» **WHAT YOU WILL DO**: Look through the records that follow. Copy every line containing the word "with".

» **DATA FOR THIS TASK**:

----

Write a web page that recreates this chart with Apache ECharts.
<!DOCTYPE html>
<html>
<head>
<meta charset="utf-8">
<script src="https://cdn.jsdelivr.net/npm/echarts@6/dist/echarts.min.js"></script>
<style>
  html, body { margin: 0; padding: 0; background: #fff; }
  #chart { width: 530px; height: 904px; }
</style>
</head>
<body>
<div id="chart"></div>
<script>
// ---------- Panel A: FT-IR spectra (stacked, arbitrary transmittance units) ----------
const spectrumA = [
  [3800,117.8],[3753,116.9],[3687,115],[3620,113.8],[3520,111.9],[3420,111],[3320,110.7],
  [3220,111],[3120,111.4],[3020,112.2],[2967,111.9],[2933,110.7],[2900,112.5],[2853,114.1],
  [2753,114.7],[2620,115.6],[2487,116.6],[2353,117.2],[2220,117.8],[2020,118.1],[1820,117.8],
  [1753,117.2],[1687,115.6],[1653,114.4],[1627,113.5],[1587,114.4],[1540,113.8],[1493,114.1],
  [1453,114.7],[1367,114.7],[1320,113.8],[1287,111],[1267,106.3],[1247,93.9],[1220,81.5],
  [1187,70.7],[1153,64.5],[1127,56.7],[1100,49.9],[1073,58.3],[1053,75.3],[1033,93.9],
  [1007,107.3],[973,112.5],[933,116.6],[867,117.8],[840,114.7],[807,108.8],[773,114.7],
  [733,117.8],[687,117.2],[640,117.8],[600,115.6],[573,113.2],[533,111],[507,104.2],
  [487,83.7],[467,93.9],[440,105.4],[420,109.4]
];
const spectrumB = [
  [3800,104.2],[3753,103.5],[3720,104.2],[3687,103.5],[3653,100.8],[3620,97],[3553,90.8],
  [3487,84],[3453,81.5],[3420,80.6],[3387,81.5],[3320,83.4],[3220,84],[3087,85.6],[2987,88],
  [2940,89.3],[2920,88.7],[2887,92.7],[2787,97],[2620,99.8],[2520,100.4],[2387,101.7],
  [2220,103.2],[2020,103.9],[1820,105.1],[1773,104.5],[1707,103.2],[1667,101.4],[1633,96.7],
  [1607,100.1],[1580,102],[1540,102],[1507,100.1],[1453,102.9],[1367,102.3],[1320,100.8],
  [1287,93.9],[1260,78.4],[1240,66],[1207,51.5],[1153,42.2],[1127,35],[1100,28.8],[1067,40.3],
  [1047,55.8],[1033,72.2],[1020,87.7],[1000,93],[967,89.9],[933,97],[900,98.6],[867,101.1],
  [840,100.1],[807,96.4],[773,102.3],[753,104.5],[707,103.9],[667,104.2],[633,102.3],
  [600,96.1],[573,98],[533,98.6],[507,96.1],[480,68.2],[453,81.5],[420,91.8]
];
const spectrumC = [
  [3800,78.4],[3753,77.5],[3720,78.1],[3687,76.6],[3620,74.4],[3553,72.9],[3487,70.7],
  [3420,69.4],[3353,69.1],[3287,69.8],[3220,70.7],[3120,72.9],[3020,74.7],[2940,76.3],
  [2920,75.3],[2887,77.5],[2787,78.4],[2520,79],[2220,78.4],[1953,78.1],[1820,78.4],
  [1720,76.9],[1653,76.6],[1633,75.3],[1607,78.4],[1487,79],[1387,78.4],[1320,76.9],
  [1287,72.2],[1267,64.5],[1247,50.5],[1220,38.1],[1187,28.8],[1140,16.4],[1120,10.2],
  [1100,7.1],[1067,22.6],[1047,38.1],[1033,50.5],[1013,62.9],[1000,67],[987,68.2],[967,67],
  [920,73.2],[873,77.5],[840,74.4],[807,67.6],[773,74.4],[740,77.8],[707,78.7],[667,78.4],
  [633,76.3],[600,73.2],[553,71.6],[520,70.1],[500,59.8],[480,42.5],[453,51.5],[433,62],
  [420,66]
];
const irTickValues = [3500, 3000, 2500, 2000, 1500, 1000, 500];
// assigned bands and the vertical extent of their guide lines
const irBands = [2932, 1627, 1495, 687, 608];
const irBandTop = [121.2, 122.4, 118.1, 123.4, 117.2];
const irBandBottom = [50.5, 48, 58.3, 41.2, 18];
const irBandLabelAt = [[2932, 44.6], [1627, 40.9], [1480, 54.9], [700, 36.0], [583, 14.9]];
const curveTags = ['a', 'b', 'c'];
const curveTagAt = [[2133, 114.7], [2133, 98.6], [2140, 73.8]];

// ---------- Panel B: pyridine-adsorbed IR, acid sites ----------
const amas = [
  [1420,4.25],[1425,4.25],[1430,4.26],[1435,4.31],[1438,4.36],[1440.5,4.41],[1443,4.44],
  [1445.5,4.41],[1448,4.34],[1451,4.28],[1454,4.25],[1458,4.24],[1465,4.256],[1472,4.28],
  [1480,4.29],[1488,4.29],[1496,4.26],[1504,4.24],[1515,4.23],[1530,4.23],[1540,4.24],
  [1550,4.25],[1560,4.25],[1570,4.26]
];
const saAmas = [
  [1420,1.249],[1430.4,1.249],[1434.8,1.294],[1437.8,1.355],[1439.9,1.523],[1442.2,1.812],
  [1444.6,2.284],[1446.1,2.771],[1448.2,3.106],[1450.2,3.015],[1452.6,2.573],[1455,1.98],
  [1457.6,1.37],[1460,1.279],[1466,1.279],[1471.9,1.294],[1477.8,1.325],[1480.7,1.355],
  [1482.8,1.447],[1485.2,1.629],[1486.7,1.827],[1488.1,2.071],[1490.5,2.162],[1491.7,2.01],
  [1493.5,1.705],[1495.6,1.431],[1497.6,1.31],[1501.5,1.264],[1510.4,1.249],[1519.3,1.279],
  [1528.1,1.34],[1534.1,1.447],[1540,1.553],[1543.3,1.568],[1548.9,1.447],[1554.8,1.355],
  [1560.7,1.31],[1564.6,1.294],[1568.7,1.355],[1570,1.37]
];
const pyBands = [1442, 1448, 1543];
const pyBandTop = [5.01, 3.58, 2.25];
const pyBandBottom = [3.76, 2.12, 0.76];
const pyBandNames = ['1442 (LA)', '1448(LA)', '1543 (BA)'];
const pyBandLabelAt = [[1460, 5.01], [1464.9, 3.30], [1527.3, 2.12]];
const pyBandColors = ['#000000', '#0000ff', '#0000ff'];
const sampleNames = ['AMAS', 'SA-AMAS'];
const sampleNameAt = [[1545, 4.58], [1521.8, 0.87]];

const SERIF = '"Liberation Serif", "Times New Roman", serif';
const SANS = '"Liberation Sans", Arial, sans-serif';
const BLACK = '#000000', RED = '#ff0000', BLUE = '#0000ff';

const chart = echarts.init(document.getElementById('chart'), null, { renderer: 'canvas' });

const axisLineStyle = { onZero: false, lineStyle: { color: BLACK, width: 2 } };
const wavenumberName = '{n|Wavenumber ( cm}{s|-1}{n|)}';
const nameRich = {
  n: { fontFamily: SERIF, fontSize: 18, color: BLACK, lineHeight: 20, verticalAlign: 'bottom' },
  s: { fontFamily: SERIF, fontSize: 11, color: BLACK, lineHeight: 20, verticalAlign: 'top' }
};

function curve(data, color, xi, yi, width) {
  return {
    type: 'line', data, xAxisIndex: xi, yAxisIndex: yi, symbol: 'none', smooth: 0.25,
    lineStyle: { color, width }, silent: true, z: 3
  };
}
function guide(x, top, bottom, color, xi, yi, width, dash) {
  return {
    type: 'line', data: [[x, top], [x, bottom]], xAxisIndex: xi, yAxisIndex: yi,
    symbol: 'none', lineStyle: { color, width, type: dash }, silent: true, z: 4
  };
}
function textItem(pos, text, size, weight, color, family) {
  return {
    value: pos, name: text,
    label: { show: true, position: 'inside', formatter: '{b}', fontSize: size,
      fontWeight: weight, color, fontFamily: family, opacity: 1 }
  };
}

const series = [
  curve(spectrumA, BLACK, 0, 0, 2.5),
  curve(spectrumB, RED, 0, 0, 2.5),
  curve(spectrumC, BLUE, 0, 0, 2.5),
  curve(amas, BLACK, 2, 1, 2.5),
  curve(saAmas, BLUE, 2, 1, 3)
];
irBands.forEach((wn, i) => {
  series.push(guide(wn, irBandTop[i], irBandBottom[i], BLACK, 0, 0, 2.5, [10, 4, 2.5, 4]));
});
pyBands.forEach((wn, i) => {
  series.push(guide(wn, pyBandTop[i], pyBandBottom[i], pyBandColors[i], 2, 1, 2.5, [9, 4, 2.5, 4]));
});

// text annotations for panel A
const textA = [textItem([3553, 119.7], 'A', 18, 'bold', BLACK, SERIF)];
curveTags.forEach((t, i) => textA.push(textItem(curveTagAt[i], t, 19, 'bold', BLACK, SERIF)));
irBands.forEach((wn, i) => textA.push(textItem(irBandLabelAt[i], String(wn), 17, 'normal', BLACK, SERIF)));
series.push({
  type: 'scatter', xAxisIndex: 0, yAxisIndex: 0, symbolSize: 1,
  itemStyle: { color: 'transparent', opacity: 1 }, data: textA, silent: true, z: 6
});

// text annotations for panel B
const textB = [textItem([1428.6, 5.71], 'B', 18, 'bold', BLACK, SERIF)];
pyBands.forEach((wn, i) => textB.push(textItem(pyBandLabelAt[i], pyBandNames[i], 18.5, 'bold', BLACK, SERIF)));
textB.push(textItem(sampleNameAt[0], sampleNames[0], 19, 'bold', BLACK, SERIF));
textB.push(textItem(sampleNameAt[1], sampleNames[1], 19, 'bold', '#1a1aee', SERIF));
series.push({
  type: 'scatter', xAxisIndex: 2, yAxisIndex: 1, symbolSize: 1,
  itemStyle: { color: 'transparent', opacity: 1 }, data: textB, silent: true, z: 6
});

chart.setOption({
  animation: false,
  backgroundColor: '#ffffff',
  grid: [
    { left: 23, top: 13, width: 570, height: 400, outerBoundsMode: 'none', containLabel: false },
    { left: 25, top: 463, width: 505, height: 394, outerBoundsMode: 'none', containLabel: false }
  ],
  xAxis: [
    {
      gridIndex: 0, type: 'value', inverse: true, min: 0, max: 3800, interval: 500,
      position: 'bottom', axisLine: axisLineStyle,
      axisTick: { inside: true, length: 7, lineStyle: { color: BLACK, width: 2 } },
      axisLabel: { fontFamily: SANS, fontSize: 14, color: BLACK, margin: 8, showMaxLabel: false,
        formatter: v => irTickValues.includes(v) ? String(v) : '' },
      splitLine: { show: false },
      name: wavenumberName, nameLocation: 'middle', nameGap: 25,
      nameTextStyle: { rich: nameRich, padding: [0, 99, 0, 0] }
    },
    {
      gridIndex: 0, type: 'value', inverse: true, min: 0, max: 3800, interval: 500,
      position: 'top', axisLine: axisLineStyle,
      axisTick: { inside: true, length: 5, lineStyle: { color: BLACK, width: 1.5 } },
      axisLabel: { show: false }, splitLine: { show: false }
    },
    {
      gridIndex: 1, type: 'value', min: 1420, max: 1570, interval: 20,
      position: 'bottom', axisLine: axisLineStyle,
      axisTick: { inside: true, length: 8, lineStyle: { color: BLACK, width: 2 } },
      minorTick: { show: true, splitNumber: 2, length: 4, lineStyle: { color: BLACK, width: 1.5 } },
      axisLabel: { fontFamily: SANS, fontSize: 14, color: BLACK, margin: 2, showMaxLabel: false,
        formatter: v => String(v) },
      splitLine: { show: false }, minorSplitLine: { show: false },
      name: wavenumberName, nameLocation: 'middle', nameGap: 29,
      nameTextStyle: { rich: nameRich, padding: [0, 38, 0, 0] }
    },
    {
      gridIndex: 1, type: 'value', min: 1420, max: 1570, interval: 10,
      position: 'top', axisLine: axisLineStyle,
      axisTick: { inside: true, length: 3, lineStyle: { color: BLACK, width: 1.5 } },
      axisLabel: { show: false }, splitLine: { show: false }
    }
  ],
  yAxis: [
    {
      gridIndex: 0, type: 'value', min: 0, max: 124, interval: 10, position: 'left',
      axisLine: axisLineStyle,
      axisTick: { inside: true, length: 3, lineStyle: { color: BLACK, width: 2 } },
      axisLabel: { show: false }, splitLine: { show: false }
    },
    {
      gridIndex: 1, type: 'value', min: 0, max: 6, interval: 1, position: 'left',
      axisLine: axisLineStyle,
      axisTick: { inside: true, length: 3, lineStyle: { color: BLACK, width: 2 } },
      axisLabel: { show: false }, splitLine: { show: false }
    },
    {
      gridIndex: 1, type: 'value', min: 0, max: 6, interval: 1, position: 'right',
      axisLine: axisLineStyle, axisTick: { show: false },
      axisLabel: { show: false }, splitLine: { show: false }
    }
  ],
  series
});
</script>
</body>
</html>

----

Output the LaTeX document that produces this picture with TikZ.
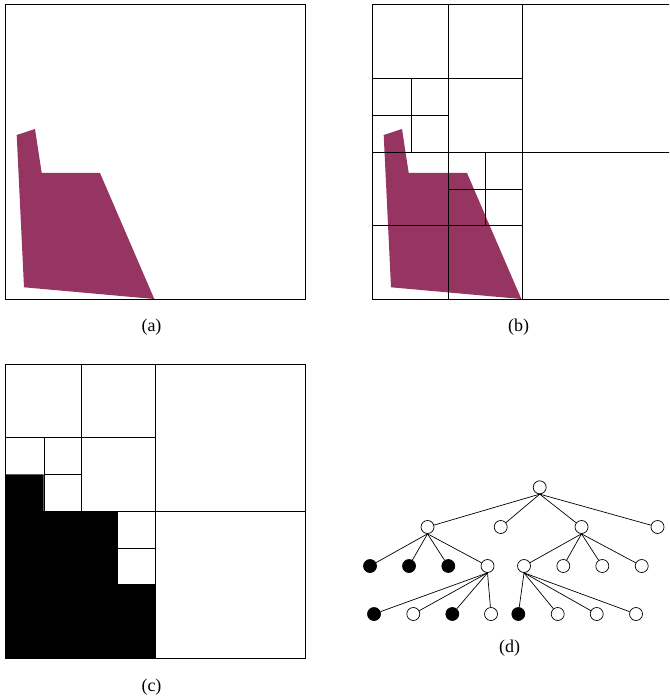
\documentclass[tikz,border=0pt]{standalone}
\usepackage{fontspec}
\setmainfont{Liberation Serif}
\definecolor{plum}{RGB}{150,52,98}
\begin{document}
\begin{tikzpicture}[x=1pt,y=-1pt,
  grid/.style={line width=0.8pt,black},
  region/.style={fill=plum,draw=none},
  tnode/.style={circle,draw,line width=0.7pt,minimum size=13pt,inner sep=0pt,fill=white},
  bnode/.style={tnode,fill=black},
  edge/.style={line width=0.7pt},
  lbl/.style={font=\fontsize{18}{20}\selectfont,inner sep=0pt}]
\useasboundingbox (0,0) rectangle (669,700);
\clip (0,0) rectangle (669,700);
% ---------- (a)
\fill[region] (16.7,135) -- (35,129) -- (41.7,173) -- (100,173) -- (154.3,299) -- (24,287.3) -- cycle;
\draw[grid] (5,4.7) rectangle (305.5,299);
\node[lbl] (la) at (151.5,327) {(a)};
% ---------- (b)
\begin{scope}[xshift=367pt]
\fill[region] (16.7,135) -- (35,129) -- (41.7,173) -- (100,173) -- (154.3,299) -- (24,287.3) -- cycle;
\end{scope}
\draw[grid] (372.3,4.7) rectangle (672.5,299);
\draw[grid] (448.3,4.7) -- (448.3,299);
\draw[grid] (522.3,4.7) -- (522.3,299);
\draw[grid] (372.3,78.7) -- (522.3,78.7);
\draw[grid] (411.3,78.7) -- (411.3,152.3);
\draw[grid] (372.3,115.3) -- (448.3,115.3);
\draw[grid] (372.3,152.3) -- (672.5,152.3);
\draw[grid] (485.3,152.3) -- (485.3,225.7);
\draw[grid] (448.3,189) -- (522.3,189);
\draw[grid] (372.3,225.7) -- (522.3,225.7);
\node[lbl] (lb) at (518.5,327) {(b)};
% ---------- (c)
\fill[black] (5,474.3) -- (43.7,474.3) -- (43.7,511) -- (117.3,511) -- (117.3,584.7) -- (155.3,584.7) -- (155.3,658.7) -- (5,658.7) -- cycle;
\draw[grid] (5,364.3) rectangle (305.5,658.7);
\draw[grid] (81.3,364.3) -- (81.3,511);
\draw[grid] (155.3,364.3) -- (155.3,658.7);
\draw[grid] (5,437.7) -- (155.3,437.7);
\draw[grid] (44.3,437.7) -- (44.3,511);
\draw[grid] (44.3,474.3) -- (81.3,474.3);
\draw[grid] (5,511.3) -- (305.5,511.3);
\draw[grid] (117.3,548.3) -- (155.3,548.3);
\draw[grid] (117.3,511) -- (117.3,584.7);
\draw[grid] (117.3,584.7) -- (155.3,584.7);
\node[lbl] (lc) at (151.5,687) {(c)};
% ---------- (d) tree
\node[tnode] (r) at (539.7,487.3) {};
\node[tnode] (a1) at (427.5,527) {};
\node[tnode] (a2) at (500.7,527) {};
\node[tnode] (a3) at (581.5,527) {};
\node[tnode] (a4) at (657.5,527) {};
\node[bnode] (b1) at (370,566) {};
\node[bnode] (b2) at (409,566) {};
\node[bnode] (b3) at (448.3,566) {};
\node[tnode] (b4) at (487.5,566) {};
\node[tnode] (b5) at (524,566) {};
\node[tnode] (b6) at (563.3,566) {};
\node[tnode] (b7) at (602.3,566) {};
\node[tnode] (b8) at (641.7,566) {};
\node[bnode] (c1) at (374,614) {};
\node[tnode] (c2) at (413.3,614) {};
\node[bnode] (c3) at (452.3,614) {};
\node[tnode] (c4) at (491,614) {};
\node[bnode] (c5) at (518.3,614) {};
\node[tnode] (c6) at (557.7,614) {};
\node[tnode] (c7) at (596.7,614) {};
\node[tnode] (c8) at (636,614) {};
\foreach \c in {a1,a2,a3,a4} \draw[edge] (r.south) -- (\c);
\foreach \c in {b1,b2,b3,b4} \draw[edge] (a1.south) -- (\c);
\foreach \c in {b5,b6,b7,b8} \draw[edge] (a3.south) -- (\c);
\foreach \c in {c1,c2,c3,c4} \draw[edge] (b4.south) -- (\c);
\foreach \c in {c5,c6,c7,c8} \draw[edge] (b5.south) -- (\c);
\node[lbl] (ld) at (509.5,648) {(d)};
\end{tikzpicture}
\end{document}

----

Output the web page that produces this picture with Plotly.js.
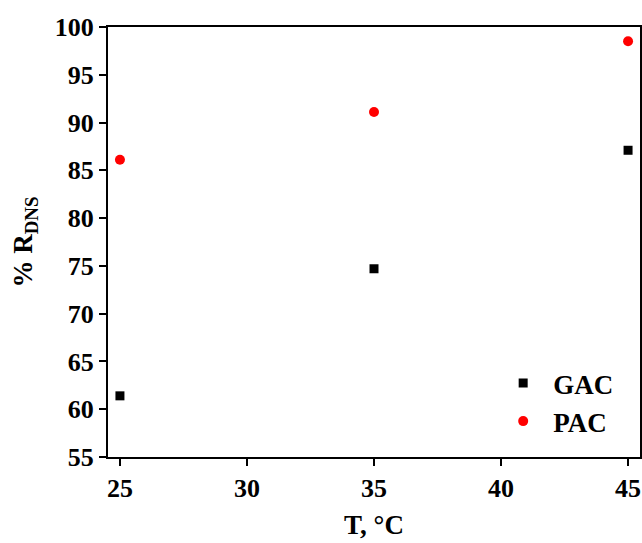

----

» **FULL SOLUTION**:
Write a web page that recreates this chart with Apache ECharts.
Output the LaTeX document that produces this picture with TikZ.
Output the web page that produces this picture with Plotly.js.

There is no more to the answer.